Paulo Cunha

Musique-se

Paulo Cunha

Música Tik Tok

Todos os anos em que recebo na escola onde ensino alunos que iniciam um novo ciclo de escolaridade, solicito-lhes que preencham uma ficha informativa onde constam as suas preferências musicais quanto aos tipos/géneros de música e intérpretes/grupos musicais. Naturalmente, ano após ano, as respostas vão variando consoante as predileções e as músicas que estão então na moda. Nada que me surpreenda!

Ora, uma das vantagens de ser professor de Educação Musical é poder estar constantemente a “medir o pulso” às novas tendências musicais que as novas gerações vão abraçando e tomando como suas. Tenho vindo a descobrir que, cada vez mais, os alunos não conhecem intérpretes nem géneros musicais.
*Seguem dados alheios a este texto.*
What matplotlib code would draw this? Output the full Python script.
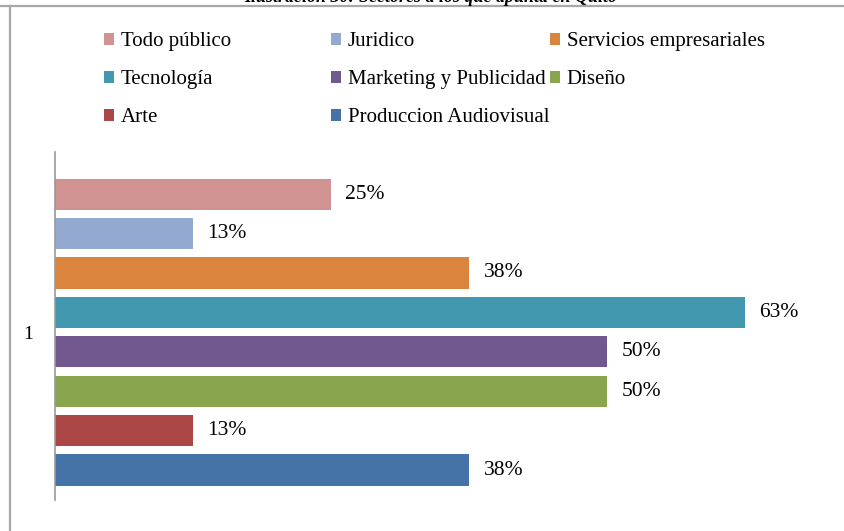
import matplotlib
matplotlib.use("Agg")
import matplotlib.pyplot as plt
from matplotlib.lines import Line2D

# ---- data
categorias = ["Todo público", "Juridico", "Servicios empresariales", "Tecnología",
              "Marketing y Publicidad", "Diseño", "Arte", "Produccion Audiovisual"]
valores = [25, 12.5, 37.5, 62.5, 50, 50, 12.5, 37.5]
etiquetas = ["25%", "13%", "38%", "63%", "50%", "50%", "13%", "38%"]
colores = ["#D19392", "#93A9CF", "#DB843D", "#4198AF",
           "#71588F", "#89A54E", "#AA4643", "#4572A7"]
grupo = ["1"]
titulo = "Ilustración 30: Sectores a los que apunta en Quito"

plt.rcParams['font.family'] = ['Liberation Serif', 'DejaVu Serif']

W, H = 844, 531
fig = plt.figure(figsize=(W / 100, H / 100), dpi=100)

# frame lines like the cropped document
fig.add_artist(Line2D([0, 1], [1 - 6 / H, 1 - 6 / H], color="#a8a8a8", lw=1.6))
fig.add_artist(Line2D([10 / W, 10 / W], [0, 1 - 6 / H], color="#a8a8a8", lw=1.6))
fig.text(0.51, 1 - 2 / H, titulo, ha="center", va="baseline",
         fontsize=13, style="italic", fontweight="bold")

ax = fig.add_axes([55 / W, 1 - 500 / H, 773 / W, 348 / H])

barras = []
for i, (v, c, lab) in enumerate(zip(valores, colores, etiquetas)):
    b = ax.barh(i, v, height=0.79, color=c, label=categorias[i])
    barras.append(b)
    ax.text(v + 1.3, i, lab, va="center", ha="left", fontsize=15.5)

ax.set_xlim(0, 70)
ax.set_ylim(7.76, -1.07)
ax.set_xticks([])
ax.set_yticks([3.5])
ax.set_yticklabels(grupo, fontsize=14)
ax.tick_params(axis="y", length=0, pad=16)
for s in ["top", "right", "bottom"]:
    ax.spines[s].set_visible(False)
ax.spines["left"].set_color("#999999")
ax.spines["left"].set_linewidth(1.2)

# legend: three columns placed like the Excel legend
columnas = [[0, 3, 6], [1, 4, 7], [2, 5]]
xs = [104, 331, 550]
for col, x in zip(columnas, xs):
    leg = fig.legend([barras[k] for k in col], [categorias[k] for k in col],
                     loc="upper left", bbox_to_anchor=(x / W, 1 - 32 / H),
                     frameon=False, fontsize=15, handlelength=0.5, handleheight=0.5,
                     handletextpad=0.3, labelspacing=0.92, borderpad=0, borderaxespad=0)

fig.savefig("out.png", dpi=100)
Hoje, numa turma de 5.º ano de escolaridade, ao perguntar que música ouviam os seus pais, grande parte dos alunos respondeu que não sabe ou que os seus pais não escutam música (o que duvido). Responderam-me também, maioritariamente, que usam apenas o telemóvel como fonte sonora.

Ao responderem “Eu ovo determinada música”, percebo que muitos jovens nunca conjugaram o verbo ouvir, pois jamais alguém lhes terá perguntado o que eu questiono. Confesso que me tenho surpreendido com as respostas redutoras com que alguns jovens, entre os dez e os doze anos, me respondem: “A minha música preferida é da Rádio Comercial!” ou, mais atualmente, “Só oiço e conheço as músicas que dão no Tik Tok”.

Ao comentar e perguntar aos meus alunos se têm a noção que ao ouvirem a música duma determinada estação de rádio, de tv ou de uma rede social estão a deixar que sejam os outros a escolher e a condicionar o seu gosto musical, muitos deles, sem sequer responder, só pela expressão facial denotam que nunca terão refletido ou pensado em tal questão. Por analogia, de seguida, questiono se lhes perguntar qual é a comida que mais apreciam irão responder que é a de um determinado restaurante. Obviamente, respondem-me que não, pois num restaurante existem muitos pratos na lista e eles só escolhem o que mais gostam. Naturalmente, percebem onde quero chegar com a questão.

Pois… tal como noutras áreas, desde tenra idade temos já influencers atentos às escolhas dos jovens potenciais consumidores. Prontos a condicionar e a decidir as preferências daqueles que, pela ausência de conhecimento, depositam nos outros o seu gosto e, por consequência, muitos “gostos”. Sabendo que assim é, as multinacionais ligadas à produção musical não olham a esforços e meios para usar as redes sociais, youtube e rádios privadas para manietar, condicionar e assim estandardizar o gosto por determinados músicos que, a prazo, servirão os interesses das mesmas.

Para além do pouco que aprendem nas aulas de Educação Musical, é vital que a família desempenhe o importante e insubstituível papel na formação musical das novas gerações, sob pena de, a curto prazo, enfermarmos de iliteracia musical. Porque tal como noutras áreas da cultura, nada é pior do que imaginar que os vindouros serão desprovidos dos conhecimentos que lhes permitirão ter sentido crítico, analítico e estético, inviabilizando-lhes assim a capacidade de formular opiniões sustentadas e justificadas sobre o que musicalmente produzirão e consumirão.